From the September 5, 1980 edition of the Vineyard Gazette by Joseph Chase Allen:

The name of Mayhew is prominent in all Island annals: in politics, industry, religion and virtually all pursuits. If there has been nothing written or printed about the humorist of his generation, it has not been because of any shortcoming on the part of James Mayhew, best known in his day as “Powder Jim.”

His nickname came about through his exploits with the fowling piece and also because he was a “hard rock” man and used blasting powder on occasion.
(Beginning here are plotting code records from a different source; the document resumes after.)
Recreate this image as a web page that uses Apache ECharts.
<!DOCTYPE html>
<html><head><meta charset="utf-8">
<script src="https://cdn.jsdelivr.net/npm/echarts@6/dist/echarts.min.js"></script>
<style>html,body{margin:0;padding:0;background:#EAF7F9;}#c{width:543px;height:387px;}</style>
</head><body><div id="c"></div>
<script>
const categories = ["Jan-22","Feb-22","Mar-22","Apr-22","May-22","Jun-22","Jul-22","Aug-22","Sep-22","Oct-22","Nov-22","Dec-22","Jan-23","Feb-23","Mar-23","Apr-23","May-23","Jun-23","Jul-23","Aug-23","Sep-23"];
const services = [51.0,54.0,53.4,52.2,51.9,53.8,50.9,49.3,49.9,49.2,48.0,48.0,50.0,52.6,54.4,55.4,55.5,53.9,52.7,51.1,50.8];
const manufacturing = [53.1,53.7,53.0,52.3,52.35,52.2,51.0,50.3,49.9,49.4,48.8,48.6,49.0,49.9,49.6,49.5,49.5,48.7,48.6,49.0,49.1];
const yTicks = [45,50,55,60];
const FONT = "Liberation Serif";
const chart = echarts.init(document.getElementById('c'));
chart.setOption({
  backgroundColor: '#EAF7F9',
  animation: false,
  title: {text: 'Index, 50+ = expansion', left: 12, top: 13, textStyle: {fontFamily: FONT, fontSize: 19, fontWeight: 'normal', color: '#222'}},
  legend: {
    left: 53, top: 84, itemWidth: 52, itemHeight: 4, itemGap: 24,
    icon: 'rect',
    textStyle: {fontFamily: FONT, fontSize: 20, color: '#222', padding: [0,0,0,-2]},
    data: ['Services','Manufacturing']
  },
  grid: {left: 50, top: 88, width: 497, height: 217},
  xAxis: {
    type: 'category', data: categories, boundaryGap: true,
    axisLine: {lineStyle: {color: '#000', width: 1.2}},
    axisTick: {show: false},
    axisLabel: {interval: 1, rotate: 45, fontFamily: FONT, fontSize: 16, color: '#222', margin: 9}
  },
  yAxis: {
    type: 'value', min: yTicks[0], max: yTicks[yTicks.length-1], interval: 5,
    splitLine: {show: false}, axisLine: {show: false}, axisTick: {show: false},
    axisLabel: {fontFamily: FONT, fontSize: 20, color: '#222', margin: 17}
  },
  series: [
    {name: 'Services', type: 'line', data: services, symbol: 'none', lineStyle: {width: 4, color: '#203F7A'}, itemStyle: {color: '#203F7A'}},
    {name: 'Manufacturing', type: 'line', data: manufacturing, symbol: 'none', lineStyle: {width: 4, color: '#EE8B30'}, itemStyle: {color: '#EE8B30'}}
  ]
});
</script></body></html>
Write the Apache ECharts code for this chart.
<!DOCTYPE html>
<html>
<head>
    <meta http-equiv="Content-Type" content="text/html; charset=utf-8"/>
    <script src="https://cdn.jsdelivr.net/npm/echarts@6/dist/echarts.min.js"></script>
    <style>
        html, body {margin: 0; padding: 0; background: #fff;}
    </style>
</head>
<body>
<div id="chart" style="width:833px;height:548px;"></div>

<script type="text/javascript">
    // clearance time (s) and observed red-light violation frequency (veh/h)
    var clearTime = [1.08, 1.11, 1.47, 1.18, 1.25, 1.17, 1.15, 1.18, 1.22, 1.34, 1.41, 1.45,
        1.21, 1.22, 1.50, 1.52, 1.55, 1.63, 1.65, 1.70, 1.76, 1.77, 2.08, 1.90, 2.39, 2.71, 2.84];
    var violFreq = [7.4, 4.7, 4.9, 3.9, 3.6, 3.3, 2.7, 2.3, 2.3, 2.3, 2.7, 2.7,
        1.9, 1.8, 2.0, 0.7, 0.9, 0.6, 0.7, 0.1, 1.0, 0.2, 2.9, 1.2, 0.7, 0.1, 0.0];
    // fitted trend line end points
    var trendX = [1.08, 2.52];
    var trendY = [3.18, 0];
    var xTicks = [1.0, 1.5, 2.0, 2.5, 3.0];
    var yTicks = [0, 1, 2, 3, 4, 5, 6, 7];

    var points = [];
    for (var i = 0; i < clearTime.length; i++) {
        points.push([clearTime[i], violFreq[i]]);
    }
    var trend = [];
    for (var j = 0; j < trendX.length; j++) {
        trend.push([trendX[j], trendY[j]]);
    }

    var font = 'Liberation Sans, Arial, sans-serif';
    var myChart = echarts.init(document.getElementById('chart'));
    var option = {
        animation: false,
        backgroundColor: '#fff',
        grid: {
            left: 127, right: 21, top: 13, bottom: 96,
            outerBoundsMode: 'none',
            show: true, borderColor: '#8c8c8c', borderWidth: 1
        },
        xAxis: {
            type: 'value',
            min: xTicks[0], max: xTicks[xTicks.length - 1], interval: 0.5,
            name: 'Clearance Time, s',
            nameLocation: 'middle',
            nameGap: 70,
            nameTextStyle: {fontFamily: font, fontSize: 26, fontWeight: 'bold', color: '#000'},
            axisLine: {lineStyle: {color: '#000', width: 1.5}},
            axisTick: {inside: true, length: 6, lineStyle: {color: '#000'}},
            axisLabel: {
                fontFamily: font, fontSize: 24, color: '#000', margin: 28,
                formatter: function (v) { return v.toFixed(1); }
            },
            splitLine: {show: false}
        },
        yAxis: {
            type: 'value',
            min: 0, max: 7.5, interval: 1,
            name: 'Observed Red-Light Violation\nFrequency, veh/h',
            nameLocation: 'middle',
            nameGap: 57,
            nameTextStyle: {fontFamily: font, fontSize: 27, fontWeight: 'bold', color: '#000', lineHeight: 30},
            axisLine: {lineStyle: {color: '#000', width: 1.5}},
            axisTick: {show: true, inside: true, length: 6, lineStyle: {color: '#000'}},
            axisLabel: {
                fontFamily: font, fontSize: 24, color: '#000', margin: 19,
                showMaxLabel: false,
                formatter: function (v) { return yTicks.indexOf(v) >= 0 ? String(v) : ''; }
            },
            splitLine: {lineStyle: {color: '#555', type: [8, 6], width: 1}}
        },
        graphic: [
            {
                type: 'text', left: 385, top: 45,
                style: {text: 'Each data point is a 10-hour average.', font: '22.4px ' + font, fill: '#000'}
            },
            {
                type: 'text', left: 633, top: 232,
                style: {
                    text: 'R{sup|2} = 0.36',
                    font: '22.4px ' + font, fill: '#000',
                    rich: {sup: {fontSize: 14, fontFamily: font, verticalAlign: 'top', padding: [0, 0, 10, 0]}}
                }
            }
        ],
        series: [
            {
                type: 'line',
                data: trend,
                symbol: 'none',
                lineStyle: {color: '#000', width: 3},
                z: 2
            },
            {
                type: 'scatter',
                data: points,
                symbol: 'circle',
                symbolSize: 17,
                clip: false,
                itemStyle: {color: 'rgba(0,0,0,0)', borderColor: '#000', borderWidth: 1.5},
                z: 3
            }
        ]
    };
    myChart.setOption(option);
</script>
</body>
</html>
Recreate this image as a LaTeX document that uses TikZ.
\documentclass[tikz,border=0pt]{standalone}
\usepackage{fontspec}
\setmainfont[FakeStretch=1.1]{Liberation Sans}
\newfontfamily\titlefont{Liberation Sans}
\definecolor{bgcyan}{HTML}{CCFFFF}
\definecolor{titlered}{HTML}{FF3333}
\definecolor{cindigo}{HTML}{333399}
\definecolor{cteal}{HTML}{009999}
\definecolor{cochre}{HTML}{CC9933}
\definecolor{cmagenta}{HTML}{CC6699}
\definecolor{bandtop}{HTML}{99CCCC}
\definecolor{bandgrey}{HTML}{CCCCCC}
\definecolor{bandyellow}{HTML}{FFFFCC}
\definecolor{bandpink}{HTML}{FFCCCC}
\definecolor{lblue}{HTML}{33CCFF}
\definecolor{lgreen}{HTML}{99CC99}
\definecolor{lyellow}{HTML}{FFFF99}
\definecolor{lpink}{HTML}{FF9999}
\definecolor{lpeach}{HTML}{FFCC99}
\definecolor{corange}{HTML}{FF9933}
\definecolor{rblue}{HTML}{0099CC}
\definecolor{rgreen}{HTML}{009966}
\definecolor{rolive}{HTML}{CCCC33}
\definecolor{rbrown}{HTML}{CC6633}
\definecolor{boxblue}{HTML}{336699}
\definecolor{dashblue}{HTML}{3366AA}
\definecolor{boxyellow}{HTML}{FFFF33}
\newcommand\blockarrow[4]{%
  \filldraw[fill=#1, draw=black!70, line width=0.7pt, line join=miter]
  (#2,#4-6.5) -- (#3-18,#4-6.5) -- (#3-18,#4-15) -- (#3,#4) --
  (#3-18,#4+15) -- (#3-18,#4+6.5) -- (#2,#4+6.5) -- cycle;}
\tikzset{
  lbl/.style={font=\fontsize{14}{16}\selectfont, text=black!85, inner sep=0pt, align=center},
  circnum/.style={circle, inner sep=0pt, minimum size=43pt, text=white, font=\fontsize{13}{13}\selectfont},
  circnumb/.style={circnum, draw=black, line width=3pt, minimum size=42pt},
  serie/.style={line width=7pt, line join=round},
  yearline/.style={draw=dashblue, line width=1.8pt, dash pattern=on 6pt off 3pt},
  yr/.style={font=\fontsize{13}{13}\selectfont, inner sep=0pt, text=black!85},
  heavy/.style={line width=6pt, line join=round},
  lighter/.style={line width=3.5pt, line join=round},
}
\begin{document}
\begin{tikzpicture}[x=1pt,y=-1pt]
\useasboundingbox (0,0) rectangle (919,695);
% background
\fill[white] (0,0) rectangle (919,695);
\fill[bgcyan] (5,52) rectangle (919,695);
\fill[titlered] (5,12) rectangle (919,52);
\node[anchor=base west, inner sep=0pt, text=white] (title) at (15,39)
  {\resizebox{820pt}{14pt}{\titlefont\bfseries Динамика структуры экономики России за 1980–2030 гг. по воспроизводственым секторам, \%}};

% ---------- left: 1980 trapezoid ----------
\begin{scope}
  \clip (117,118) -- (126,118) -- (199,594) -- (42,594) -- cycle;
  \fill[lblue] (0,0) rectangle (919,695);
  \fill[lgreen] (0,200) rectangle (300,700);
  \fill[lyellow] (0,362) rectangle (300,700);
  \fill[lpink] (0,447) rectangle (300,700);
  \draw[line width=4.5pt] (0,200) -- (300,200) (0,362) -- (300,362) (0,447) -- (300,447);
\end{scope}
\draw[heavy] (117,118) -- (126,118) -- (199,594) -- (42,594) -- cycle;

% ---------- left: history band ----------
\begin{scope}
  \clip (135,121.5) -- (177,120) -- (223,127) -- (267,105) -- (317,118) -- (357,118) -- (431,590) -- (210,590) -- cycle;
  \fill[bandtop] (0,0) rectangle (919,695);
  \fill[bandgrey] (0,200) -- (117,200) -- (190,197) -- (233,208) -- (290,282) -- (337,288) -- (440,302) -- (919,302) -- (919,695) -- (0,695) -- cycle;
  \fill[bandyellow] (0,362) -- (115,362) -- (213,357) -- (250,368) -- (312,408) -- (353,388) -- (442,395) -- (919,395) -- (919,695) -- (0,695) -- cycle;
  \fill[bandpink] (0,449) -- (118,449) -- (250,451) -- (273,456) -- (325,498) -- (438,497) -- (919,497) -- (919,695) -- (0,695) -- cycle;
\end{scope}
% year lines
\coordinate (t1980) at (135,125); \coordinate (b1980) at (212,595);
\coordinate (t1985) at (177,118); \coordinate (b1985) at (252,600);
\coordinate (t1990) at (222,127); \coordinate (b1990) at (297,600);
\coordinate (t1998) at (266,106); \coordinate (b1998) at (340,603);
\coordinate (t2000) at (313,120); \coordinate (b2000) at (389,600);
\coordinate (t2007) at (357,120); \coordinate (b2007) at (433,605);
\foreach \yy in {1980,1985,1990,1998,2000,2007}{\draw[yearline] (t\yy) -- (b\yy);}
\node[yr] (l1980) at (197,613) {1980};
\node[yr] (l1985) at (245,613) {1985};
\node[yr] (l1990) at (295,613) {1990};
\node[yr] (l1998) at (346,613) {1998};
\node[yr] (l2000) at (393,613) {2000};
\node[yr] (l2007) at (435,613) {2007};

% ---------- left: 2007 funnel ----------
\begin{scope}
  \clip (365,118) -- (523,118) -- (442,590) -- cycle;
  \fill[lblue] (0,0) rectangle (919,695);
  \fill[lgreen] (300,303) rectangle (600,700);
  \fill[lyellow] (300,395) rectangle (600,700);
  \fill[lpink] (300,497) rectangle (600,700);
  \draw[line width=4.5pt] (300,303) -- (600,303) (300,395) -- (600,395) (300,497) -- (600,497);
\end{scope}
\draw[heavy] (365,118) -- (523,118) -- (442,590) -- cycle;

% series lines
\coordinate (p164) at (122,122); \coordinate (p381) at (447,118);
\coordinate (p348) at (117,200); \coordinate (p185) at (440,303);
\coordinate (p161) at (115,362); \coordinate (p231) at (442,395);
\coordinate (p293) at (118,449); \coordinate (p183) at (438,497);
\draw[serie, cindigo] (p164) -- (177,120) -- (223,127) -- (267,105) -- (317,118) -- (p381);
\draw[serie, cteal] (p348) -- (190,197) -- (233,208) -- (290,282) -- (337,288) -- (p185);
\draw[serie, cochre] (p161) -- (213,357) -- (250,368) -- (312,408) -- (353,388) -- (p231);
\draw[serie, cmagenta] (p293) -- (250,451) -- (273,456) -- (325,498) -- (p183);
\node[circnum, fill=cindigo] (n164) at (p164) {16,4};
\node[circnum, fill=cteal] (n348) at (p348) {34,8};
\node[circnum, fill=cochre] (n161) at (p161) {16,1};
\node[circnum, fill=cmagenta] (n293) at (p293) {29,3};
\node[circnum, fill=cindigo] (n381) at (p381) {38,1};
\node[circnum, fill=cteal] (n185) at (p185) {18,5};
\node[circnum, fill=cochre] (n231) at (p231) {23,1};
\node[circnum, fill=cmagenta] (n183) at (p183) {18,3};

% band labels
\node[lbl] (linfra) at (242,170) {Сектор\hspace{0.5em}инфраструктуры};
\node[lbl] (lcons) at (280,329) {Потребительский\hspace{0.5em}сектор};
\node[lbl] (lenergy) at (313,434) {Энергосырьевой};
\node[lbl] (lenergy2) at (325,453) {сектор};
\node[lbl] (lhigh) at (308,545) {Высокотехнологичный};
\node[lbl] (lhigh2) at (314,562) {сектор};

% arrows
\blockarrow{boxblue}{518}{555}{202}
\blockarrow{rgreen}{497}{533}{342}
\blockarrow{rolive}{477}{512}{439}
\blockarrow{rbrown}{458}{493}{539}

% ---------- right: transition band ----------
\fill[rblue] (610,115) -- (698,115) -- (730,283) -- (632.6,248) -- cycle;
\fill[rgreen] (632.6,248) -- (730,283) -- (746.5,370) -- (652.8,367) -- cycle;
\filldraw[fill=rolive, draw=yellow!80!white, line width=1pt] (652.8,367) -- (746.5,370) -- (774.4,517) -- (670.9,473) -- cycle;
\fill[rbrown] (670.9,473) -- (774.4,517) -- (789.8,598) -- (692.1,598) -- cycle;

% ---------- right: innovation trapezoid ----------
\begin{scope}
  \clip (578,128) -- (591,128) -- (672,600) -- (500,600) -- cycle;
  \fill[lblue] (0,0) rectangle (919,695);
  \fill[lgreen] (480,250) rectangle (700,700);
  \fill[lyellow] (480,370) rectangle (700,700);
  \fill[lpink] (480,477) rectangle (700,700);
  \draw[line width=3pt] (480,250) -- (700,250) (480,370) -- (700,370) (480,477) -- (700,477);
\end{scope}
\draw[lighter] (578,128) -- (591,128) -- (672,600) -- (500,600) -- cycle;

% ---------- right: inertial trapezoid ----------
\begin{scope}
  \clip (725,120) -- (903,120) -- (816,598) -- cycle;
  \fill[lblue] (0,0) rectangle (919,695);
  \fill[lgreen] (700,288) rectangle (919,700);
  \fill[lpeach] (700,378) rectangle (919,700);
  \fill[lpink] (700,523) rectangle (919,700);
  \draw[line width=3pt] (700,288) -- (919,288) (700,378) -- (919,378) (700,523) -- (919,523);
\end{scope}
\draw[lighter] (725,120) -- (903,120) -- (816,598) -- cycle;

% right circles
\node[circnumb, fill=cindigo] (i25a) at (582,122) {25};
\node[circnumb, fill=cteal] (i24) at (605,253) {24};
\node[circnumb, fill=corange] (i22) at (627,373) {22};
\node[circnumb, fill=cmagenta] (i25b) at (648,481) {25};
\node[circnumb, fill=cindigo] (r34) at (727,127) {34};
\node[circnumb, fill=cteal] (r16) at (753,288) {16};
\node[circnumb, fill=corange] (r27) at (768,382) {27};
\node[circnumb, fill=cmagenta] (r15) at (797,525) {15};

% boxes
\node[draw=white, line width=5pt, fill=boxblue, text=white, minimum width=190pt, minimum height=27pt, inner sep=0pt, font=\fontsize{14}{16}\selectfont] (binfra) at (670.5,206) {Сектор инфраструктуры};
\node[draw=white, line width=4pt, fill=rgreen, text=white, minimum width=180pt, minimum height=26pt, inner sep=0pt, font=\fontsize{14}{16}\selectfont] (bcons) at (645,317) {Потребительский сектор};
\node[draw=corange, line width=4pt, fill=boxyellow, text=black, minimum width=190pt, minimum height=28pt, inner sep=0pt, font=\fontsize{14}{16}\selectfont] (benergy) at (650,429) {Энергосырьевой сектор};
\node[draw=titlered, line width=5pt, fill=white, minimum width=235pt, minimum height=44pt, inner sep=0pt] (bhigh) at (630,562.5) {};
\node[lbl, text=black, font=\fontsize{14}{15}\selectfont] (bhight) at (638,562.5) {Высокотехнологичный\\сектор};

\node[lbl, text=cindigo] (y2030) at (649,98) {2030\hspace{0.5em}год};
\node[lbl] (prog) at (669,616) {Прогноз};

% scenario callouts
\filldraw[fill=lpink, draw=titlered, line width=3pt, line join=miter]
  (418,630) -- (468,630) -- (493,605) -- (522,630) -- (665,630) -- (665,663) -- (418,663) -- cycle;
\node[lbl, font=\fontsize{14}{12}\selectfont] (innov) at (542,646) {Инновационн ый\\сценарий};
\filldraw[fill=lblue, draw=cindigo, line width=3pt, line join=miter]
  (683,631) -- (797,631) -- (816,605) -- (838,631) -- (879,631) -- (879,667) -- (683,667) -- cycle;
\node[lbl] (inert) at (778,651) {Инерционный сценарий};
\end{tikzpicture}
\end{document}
To begin with, Powder Jim was a fisherman of great skill who followed the tides with profit during the proper seasons. He is credited with building boats, repairing others, and as a boatman himself, he rated above average.

Because of his work as a hard rock man, the Island is dotted with stone fences and gateposts that were split by his capable hands. There are even large, low doorsteps which he fashioned.

As a trickster of note, he found ways and means of balancing the score if anyone tried to take advantage of him. In all his ways and works he loved to reply to queries and comments in rhymed couplets, and he held the inquisitive person in deep disgust. From these causes there have arisen a string of anecdotes that would fill a volume. A few of them, and an explanation of them, will be set forth here.

During the fishing season, particularly in warm weather, Powder Jim made his headquarters in a tiny shanty in the vicinity of Menemsha Creek.

Jim was advanced in age at the time mentioned, and there were youthful sprouts who thought it great sport to play tricks on old Jim. They proposed to enter his shanty, which was never locked, and mess things up a little - not vandalism — but enough to arouse the old man’s temper.

Such plans were never attempted a second time. Powder Jim arranged booby traps which involved various items, including a shotgun. No one ever knew exactly how it was rigged, nor what it might do, so they left the man entirely alone.

All that anyone would ever say was Jim had been seen opening his shanty door and something of menacing appearance met him in the doorway. Jim anticipated such a reception and suffered no injury or scathe, but the stranger might have fared differently and the youths would take no chances.

In those days the menhaden fishermen were numerous and they would take advantage of the hand line fishermen who “chummed up” a school of mackerel with ground bait which made a slick on the water. The pohie boat, which was a purse seiner, would set his net around the school and the boat as well, purse in and bail out the fish and laugh at the lone boatman who was out of luck.

Powder Jim endured this at least once, and then he made an iron centerboard for his boat and ground the forward edge razor sharp. Then he went out to fish and sure enough a seiner set around his boat.

Jim laid quietly until the fish were well bunched up and then he bailed as many as he well would hold. Then setting his sail, he stood for the cork line of the seine where his sharp centerboard cut through the rope and the net as well. As the seiners hauled, the net split deeper and deeper and the fish escaped. This was the end of such tactics on the part of the seiners. Powder Jim chuckled when he described this passage, being a humorist through and through.

Because of his skill with the tools of a rock man, there have always been people who have suspected that the so-called rune stone on Nomans Land may well have been cut by Powder Jim. For many years after the codfish fleet had forsaken Nomans, there were mooring stones and ballast rocks around the shores with initials cut in them: smooth, well-balanced lettering, the work of Powder Jim. Why not runes or an imitation of the same?

At the blacksmith shop at Menemsha Crossroads, Powder Jim displayed a tin can filled with very fine scouring sand. So fine that it would not scratch, he said. There was a man noted for his inquisitiveness who remarked about the sand. He expressed the wish that he might get some and asked where it was found, “You know where Stonewall Beach is?” queried Jim. “Why yes!” replied the inquisitive one.

“Well it came a long way from there,” said Jim. There were no more questions.

Of the many rhymes he made, the majority of them have been lost. Some were just rhyming comments on the weather for example:

“The crow riz up and gave a yell,
He liked the weather very well.
But when he started for the norrad,
He had to put his best wing forrad.”

There was another hard rock man on the Island in the days of Powder Jim and the atmosphere between the two was not congenial, especially on the part of the other rock man. But Powder Jim seemed to bear no malice, but rather took things as a matter of course. He said:

“Two of a trade will never agree,

That’s why Ephraim won’t speak to me!”